Best song: Exile (featuring Bon Iver)
3. Reputation (2017)
Upon release, Reputation’s fiery singles (Look What You Made Me Do, ... Ready For It?, I Did Something Bad) were the ones that populated the headlines. Little surprise, considering they were widely seen as Swift’s way of addressing her bitter feud with Kanye West and Kim Kardashian. But peer beneath the R&B-influenced, brashly gutsy pop veneer and you’ll find Swift’s greatest love letters, penned to her then-boyfriend Joe Alwyn. King of My Heart, Call It What You Want and Delicate celebrate how he fell in love with her despite the naysayers, who warned she would only rip him apart in her songs; Dress ramps up the sex-factor to thrilling effect. The final song, New Year’s Day, dials down the electro-beats and fancy production for a piano and guitar-led ballad set the morning after a party, when Swift and her beau find themselves, closer than ever, reflecting on the night before – and the year to come.

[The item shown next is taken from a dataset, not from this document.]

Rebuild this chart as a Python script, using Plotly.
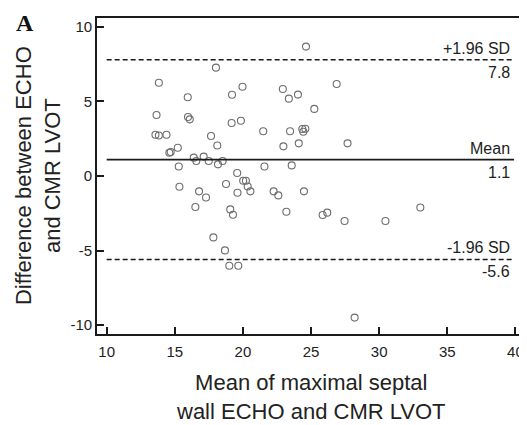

Made with Swedish super-producer Max Martin, 1989 catapulted Swift into the stratosphere. And it’s easy to see why – it’s a perfect pop album, jam-packed of nostalgia eighties-esque synths and snares, addictive, catchy earworm hooks and knife-sharp lyrics (Blank Space’s “Cause darling I’m a nightmare dressed like a daydream,” anyone?). Bar the skippable Bad Blood, every song on 1989 is a masterpiece in how to craft memorable but accessible pop music – from the fairy-tale dreaming of Wonderland to glorious optimism on New Romantics and atmospheric catharsis on Clean. Style, though, a thinly veiled ode to Harry Styles (who she briefly dated) towers above the rest as the finest pop song she’s ever made – and arguably the finest pop song of the past two decades.
Back in 2012, Swift decided to reinvent herself, abandoning her country roots in favour of pure radio-friendly pop. Red is the perfect introduction to her music, though, because although it marks a shift, it retains the emotional vulnerability, innocence and wit that characterised her early albums; she wasn’t, yet, too famous to seem out of reach. Unlike her other re-recordings, Red (Taylor’s Version) was a dramatic upgrade: the instruments are more finely tuned, hinging on shuddering electric guitars and danceable beats, while her voice – not, naturally, her strongest attribute – sounds deeper and more mature.
But it’s the arrival of her opus, the 10-minute update of All Too Well, that makes this version of Red a towering presence in her back catalogue. Released alongside a short film starring Stranger Things’ Sadie Sink, it’s a devastating rumination (widely believed to be about Jake Gyllenhaal) on how lost love and disappointment can shape you. “And you call me up again just to break me like a promise / So casually cruel in the name of being honest” she sings, and your heart breaks with her. Performed in full on the Eras tour, it’s possible that this is Swift’s imperial offering, her Born to Run or Let It Be.